Warren Buffett created a stir with Berkshire Hathaway’s recent acquisition of the Omaha World-Herald, with his firm venturing into an industry that has numerous questions swirling around it.
Just what did Buffett see in buying the Nebraska newspaper? Last week, he explained his logic to World-Herald shareholders. Accoridng to the World-Herald’s Steve Jordon, Buffett said that “the economics of the newspaper business … have changed dramatically in recent years”, and that the industry faces several “big problems” going forward. “[The daily newspaper is] still primary on a lot of things, but it doesn’t have the universality of primariness that really made the paper such an incredible bargain and a necessary purchase for everyone,” he said.
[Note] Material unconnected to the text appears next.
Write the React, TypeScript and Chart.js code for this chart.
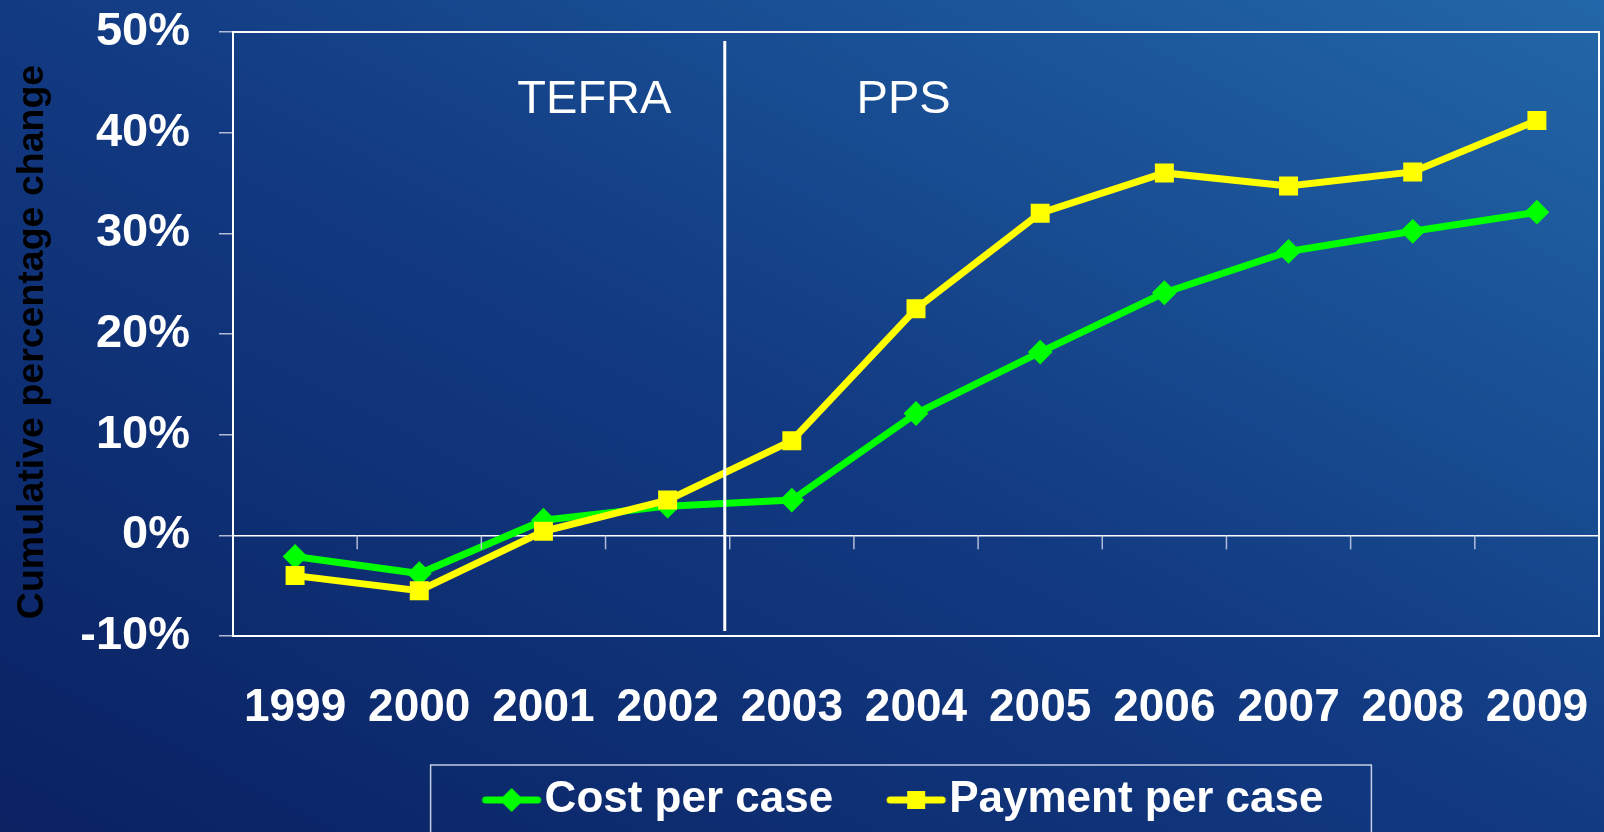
import React, { useEffect, useRef } from 'react';
import { Chart, registerables } from 'chart.js';

Chart.register(...registerables);

// ---- data ----
const years = ['1999', '2000', '2001', '2002', '2003', '2004', '2005', '2006', '2007', '2008', '2009'];
const costPerCase = [-2.1, -3.8, 1.5, 2.9, 3.5, 12.1, 18.2, 24.1, 28.2, 30.2, 32.1];
const paymentPerCase = [-4.0, -5.5, 0.4, 3.5, 9.4, 22.5, 32.0, 36.0, 34.7, 36.1, 41.2];
const yMin = -10;
const yMax = 50;
const yStep = 10;
const seriesNames = ['Cost per case', 'Payment per case'];
const yTitle = 'Cumulative percentage change';
const eraLabels = ['TEFRA', 'PPS'];
const eraLabelX = [2.41, 4.9]; // category index positions
const eraLabelY = 43.2; // percent
const eraDividerX = 3.46; // category index position of the divider

const FONT = "'Liberation Sans', Arial, Helvetica, sans-serif";
const GREEN = '#00ff00';
const YELLOW = '#ffff00';

function makeMarker(color: string, kind: 'diamond' | 'square'): HTMLCanvasElement {
  const c = document.createElement('canvas');
  c.width = 80;
  c.height = 30;
  const g = c.getContext('2d')!;
  const cx = 36;
  const cy = 15;
  g.strokeStyle = color;
  g.fillStyle = color;
  g.lineWidth = 7;
  g.lineCap = 'round';
  g.beginPath();
  g.moveTo(cx - 26, cy);
  g.lineTo(cx + 26, cy);
  g.stroke();
  g.beginPath();
  if (kind === 'diamond') {
    const r = 12;
    g.moveTo(cx, cy - r);
    g.lineTo(cx + r, cy);
    g.lineTo(cx, cy + r);
    g.lineTo(cx - r, cy);
    g.closePath();
  } else {
    const h = 9;
    g.rect(cx - h, cy - h, 2 * h, 2 * h);
  }
  g.fill();
  return c;
}

const overlayPlugin = {
  id: 'overlay',
  afterLayout(chart: any) {
    // let the year labels extend below the axis box (they sit over the legend's empty top area)
    const s = chart.scales.x;
    if (s) s.bottom = s.top + 120;
    // centre the rotated axis title slightly lower, as in the original
    const ys = chart.scales.y;
    if (ys) ys.bottom = ys.bottom + 16;
  },
  afterDatasetsDraw(chart: any) {
    const { ctx, chartArea } = chart;
    const x = chart.scales.x;
    const y = chart.scales.y;
    ctx.save();
    // tick marks on the zero line at category boundaries
    const y0 = y.getPixelForValue(0);
    ctx.strokeStyle = 'rgba(195,202,222,0.9)';
    ctx.lineWidth = 1.5;
    for (let i = 0; i < years.length - 1; i++) {
      const px = (x.getPixelForValue(i) + x.getPixelForValue(i + 1)) / 2;
      ctx.beginPath();
      ctx.moveTo(px, y0);
      ctx.lineTo(px, y0 + 14);
      ctx.stroke();
    }
    // plot border
    ctx.strokeStyle = '#ffffff';
    ctx.lineWidth = 2;
    ctx.strokeRect(chartArea.left, chartArea.top, chartArea.right - chartArea.left, chartArea.bottom - chartArea.top);
    // divider between eras
    const dx = x.getPixelForValue(eraDividerX);
    ctx.lineWidth = 3;
    ctx.beginPath();
    ctx.moveTo(dx, chartArea.top + 9);
    ctx.lineTo(dx, chartArea.bottom - 5);
    ctx.stroke();
    // era labels
    ctx.fillStyle = '#ffffff';
    ctx.font = `47px ${FONT}`;
    ctx.textAlign = 'center';
    ctx.textBaseline = 'middle';
    eraLabels.forEach((t, i) => {
      ctx.fillText(t, x.getPixelForValue(eraLabelX[i]), y.getPixelForValue(eraLabelY));
    });
    ctx.restore();
  },
  afterDraw(chart: any) {
    const lg = chart.legend;
    if (!lg || !lg.legendHitBoxes || !lg.legendHitBoxes.length) return;
    const hb = lg.legendHitBoxes;
    const first = hb[0];
    const last = hb[hb.length - 1];
    const { ctx } = chart;
    ctx.save();
    ctx.strokeStyle = 'rgba(215,222,240,0.9)';
    ctx.lineWidth = 1.5;
    const left = first.left - 78;
    const right = last.left + last.width + 48;
    const top = first.top - 13;
    ctx.strokeRect(left, top, right - left, 200);
    ctx.restore();
  },
};

export default function App() {
  const ref = useRef<HTMLCanvasElement | null>(null);

  useEffect(() => {
    document.body.style.margin = '0';
    const canvas = ref.current!;
    const markers = [makeMarker(YELLOW, 'square'), makeMarker(GREEN, 'diamond')];
    const chart = new Chart(canvas, {
      type: 'line',
      data: {
        labels: years,
        datasets: [
          {
            label: seriesNames[1],
            data: paymentPerCase,
            borderColor: YELLOW,
            backgroundColor: YELLOW,
            borderWidth: 7,
            pointStyle: 'rect',
            pointRadius: 12,
            pointBorderWidth: 2,
            pointBackgroundColor: YELLOW,
            pointBorderColor: YELLOW,
            tension: 0,
          },
          {
            label: seriesNames[0],
            data: costPerCase,
            borderColor: GREEN,
            backgroundColor: GREEN,
            borderWidth: 7,
            pointStyle: 'rectRot',
            pointRadius: 11,
            pointBorderWidth: 2,
            pointBackgroundColor: GREEN,
            pointBorderColor: GREEN,
            tension: 0,
          },
        ],
      },
      options: {
        responsive: false,
        animation: false,
        devicePixelRatio: 1,
        layout: { autoPadding: false, padding: { left: 0, right: 5, top: 32, bottom: 0 } },
        scales: {
          x: {
            type: 'category',
            offset: true,
            grid: {
              display: true,
              drawOnChartArea: false,
              drawTicks: true,
              tickLength: 45,
              tickColor: 'rgba(0,0,0,0)',
              color: 'rgba(0,0,0,0)',
            },
            border: { display: false },
            ticks: {
              color: '#ffffff',
              font: { family: FONT, size: 46, weight: 'bold' },
              padding: 0,
              maxRotation: 0,
              autoSkip: false,
            },
            afterFit: (s: any) => {
              s.height = 62;
              s.paddingLeft = 0;
              s.paddingRight = 0;
            },
          },
          y: {
            min: yMin,
            max: yMax,
            border: { display: false },
            grid: {
              drawOnChartArea: true,
              color: (c: any) => (c.tick && c.tick.value === 0 ? '#ffffff' : 'rgba(0,0,0,0)'),
              tickColor: 'rgba(195,202,222,0.9)',
              tickLength: 43,
              tickBorderDash: [0, 29, 14, 100],
              lineWidth: 1.5,
            },
            ticks: {
              stepSize: yStep,
              color: '#ffffff',
              font: { family: FONT, size: 47, weight: 'bold' },
              padding: 0,
              callback: (v: any) => `${v}%`,
            },
            title: {
              display: true,
              text: yTitle,
              color: '#000000',
              font: { family: FONT, size: 37.5, weight: 'bold' },
              padding: { top: 10, bottom: 0 },
            },
            afterFit: (s: any) => {
              s.width = 233;
            },
          },
        },
        plugins: {
          tooltip: { enabled: false },
          legend: {
            position: 'bottom',
            fullSize: false,
            labels: {
              usePointStyle: true,
              pointStyleWidth: 14,
              padding: 80,
              color: '#ffffff',
              font: { family: FONT, size: 44, weight: 'bold' },
              generateLabels: (ch: any) => {
                const items = (Chart.defaults.plugins.legend.labels as any).generateLabels(ch);
                items.forEach((it: any) => {
                  it.pointStyle = markers[it.datasetIndex];
                  it.fontColor = '#ffffff';
                });
                return items.sort((a: any, b: any) => b.datasetIndex - a.datasetIndex);
              },
            },
          },
        },
      } as any,
      plugins: [overlayPlugin],
    });
    return () => chart.destroy();
  }, []);

  return (
    <div
      style={{
        position: 'fixed',
        left: 0,
        top: 0,
        width: 1604,
        height: 832,
        background: 'linear-gradient(to top right, #0a2162 0%, #123a82 50%, #2267a9 100%)',
        overflow: 'hidden',
      }}
    >
      <canvas ref={ref} width={1604} height={832} style={{ display: 'block', width: 1604, height: 832 }} />
    </div>
  );
}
He also added, “It is a high-cost form of distribution, as you’re doing everything from cutting down trees all the way to getting a product in my hands early in the morning, and there are a lot of steps in that and a lot of people involved.”
In addition to those two problems, there is a third: free distribution of content. “That’s a business model you have to think through carefully over time,” Buffett said.
But Buffett added that he thinks newspapers have “a decent future” if they can address one of those three main problems. “So far, I would say the evidence is there will be many papers who can deal with those problems,” Buffett says. “It is still an enormously useful product to a great deal of people. … The great majority (of newspapers) are making money. The question is whether the trends take those papers into a position of loss. I don’t think it has to happen, but I don’t think it’s 100 percent sure it won’t happen. … From what I see, I think The World-Herald will earn a reasonable return on the money we’re laying out for it.”